WORK INSTRUCTIONS:
Locate the lines that hold the string "Convert". Copy every such line.

DATASET EXTRACT:
▬▬▬▬▬▬
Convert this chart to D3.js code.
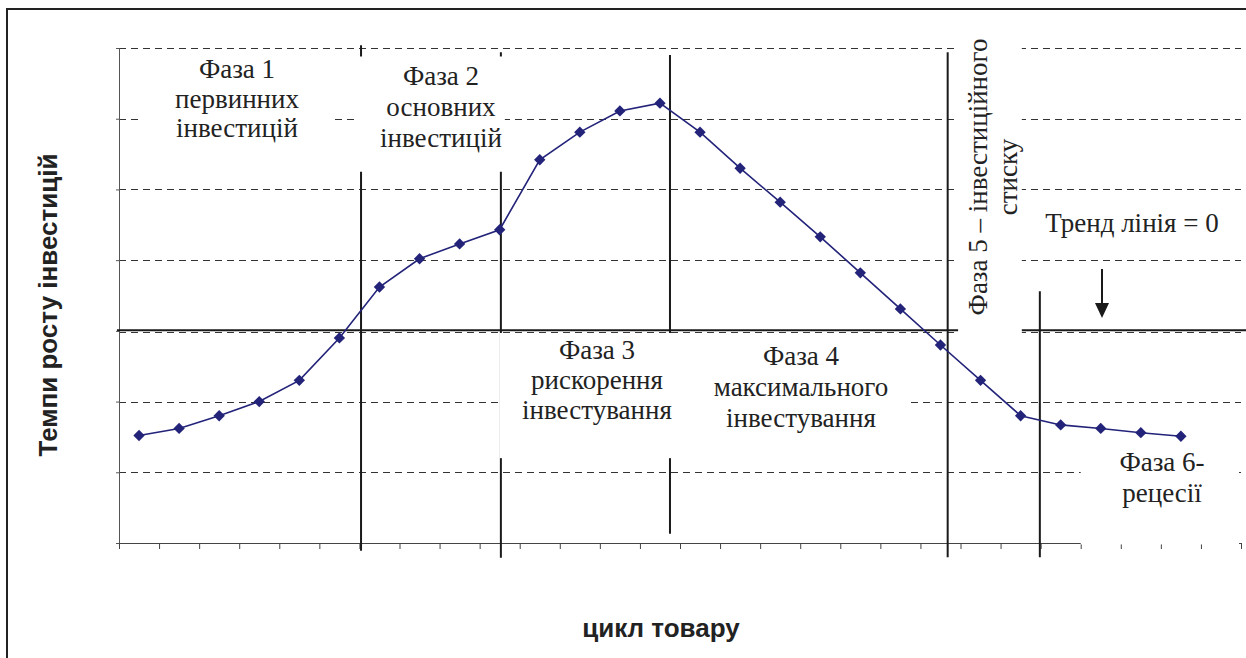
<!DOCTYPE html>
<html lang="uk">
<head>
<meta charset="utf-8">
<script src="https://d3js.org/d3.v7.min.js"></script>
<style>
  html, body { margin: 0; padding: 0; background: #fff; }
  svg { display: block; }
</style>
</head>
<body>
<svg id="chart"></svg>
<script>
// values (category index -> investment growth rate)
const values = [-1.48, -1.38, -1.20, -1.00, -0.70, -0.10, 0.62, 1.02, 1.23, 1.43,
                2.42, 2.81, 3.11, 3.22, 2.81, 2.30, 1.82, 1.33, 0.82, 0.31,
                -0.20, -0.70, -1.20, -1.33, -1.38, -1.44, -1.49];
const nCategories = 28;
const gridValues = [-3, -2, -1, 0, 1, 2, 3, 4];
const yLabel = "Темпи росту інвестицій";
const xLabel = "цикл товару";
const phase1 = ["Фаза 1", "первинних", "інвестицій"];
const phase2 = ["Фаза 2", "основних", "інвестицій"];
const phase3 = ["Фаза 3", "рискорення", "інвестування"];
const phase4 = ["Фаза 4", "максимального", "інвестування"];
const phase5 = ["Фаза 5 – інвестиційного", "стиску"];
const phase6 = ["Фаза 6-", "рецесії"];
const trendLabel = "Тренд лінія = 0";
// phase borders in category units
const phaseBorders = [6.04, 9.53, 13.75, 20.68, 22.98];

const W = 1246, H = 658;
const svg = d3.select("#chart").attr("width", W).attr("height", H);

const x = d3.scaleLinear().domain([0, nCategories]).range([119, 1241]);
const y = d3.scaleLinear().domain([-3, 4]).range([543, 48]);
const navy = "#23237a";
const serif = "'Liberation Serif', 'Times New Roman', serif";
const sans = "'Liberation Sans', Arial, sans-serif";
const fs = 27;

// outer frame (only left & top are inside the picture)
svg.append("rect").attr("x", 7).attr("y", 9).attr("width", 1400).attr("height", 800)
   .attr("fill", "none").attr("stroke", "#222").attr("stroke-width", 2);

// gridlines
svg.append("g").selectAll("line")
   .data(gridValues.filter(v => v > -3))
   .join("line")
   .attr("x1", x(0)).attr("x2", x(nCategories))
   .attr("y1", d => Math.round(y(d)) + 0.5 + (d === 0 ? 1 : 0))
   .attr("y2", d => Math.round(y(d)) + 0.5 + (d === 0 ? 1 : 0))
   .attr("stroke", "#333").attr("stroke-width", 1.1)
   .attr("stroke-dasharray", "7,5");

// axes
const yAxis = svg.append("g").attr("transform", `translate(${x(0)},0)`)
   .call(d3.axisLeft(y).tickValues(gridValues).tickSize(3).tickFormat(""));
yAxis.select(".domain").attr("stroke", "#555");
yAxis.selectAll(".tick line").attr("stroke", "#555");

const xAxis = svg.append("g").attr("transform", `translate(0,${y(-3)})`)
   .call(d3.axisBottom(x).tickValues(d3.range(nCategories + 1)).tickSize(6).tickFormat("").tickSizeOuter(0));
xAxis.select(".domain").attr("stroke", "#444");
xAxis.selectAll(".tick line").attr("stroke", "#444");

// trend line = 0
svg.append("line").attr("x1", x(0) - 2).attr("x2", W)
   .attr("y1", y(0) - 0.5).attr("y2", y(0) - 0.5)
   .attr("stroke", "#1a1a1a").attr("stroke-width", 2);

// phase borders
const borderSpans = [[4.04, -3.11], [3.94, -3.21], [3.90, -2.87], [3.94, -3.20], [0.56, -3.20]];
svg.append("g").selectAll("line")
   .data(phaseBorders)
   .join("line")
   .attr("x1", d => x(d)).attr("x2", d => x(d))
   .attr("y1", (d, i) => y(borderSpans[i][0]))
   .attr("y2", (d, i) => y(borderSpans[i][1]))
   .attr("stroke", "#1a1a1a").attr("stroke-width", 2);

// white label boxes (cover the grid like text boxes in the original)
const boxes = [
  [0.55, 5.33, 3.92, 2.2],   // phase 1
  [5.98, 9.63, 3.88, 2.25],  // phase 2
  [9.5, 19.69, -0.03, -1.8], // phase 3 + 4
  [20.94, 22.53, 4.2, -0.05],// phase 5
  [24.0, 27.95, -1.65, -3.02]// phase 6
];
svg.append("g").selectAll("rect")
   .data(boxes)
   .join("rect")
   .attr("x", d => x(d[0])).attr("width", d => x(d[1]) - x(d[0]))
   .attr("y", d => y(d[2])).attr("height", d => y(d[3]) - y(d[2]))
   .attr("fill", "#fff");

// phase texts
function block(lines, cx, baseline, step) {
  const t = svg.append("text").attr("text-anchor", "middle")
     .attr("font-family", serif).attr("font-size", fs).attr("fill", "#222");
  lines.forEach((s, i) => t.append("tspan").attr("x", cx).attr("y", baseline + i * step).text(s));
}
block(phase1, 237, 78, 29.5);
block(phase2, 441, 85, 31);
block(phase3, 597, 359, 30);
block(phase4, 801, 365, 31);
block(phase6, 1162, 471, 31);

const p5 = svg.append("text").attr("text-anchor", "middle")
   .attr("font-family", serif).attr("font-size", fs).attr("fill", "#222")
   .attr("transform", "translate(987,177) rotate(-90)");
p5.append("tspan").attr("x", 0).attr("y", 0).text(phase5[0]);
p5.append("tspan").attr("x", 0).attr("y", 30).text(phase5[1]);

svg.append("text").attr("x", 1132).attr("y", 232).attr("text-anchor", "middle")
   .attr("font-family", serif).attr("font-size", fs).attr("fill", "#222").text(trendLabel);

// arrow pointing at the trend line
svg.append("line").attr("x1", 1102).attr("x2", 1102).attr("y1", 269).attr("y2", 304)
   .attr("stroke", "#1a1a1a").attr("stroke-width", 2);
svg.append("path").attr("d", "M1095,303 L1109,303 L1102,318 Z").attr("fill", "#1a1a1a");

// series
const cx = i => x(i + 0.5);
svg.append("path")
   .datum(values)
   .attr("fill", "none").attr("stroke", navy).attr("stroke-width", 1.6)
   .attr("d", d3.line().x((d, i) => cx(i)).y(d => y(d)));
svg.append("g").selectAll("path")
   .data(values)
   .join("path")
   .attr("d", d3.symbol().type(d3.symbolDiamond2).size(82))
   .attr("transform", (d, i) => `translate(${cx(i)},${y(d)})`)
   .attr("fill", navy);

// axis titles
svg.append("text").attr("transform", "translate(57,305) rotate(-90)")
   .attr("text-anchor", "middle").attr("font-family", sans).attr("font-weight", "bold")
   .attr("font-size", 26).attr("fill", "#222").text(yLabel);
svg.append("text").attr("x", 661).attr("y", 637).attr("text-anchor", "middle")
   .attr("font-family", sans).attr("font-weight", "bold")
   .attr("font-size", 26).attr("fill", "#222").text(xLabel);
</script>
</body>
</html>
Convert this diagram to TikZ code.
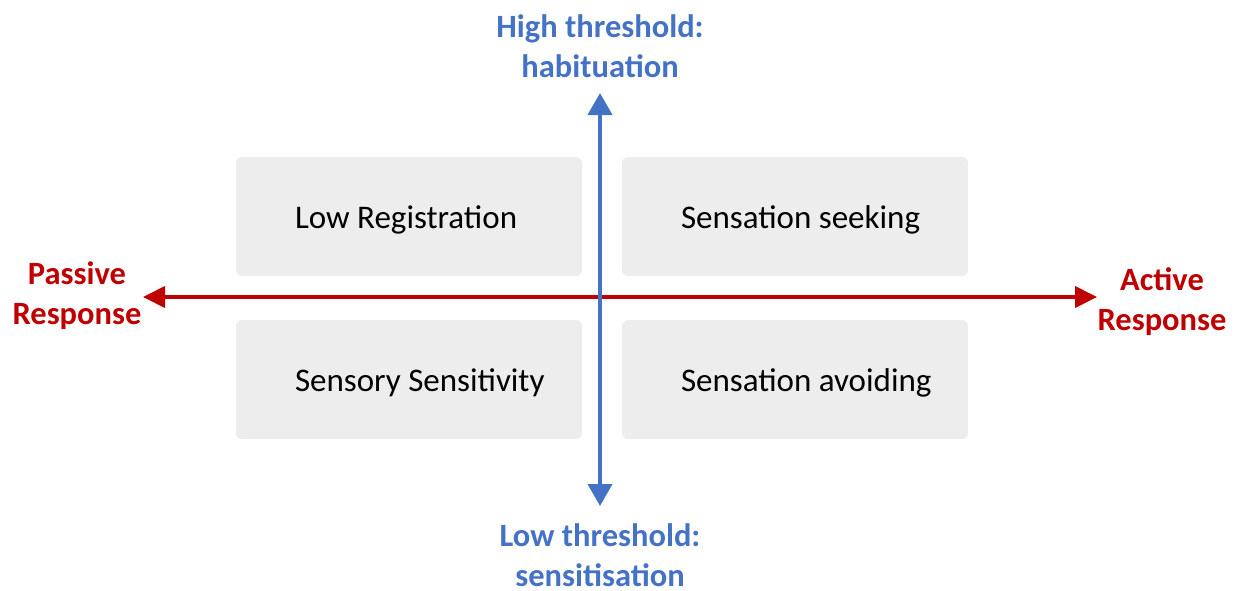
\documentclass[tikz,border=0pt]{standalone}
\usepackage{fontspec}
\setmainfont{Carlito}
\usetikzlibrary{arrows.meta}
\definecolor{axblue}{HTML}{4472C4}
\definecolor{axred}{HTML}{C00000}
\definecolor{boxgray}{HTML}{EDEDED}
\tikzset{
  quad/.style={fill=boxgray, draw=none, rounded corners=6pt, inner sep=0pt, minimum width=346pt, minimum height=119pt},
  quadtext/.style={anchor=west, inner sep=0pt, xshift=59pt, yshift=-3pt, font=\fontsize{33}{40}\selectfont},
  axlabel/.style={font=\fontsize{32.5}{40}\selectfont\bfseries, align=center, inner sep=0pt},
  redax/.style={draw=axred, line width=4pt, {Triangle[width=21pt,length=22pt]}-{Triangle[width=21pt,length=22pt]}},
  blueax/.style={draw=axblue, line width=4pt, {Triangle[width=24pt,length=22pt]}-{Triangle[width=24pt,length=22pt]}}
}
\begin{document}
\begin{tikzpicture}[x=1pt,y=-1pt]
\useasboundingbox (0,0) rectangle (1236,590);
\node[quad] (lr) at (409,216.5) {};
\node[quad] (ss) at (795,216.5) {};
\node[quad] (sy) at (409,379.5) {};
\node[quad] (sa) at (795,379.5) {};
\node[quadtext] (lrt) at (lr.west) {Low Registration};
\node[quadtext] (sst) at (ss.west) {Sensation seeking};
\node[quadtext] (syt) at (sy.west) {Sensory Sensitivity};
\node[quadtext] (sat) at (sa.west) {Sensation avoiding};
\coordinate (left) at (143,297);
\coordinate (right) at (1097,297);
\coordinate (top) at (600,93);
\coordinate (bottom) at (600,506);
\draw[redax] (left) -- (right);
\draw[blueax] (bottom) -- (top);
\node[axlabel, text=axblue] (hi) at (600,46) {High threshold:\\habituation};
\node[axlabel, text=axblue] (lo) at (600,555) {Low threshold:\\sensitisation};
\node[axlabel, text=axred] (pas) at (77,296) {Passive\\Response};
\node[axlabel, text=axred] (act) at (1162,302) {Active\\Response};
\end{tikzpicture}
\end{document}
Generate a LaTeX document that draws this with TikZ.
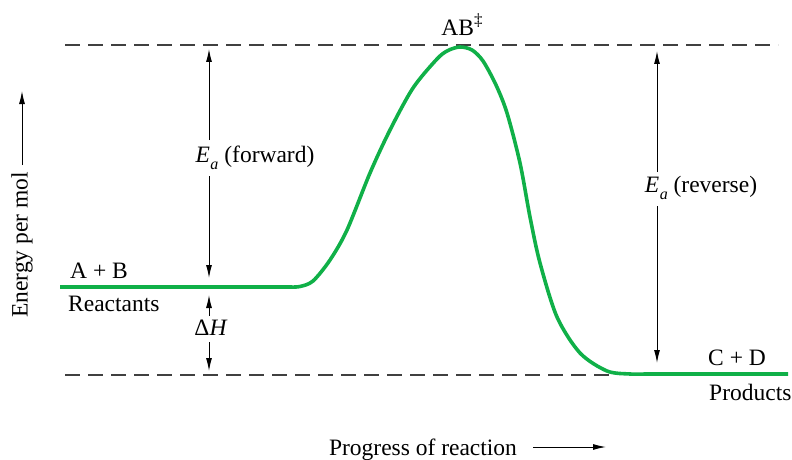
▬▬▬▬▬▬
EXERCISE SOLUTION:
Convert this chart to D3.js code.
Convert this diagram to TikZ code.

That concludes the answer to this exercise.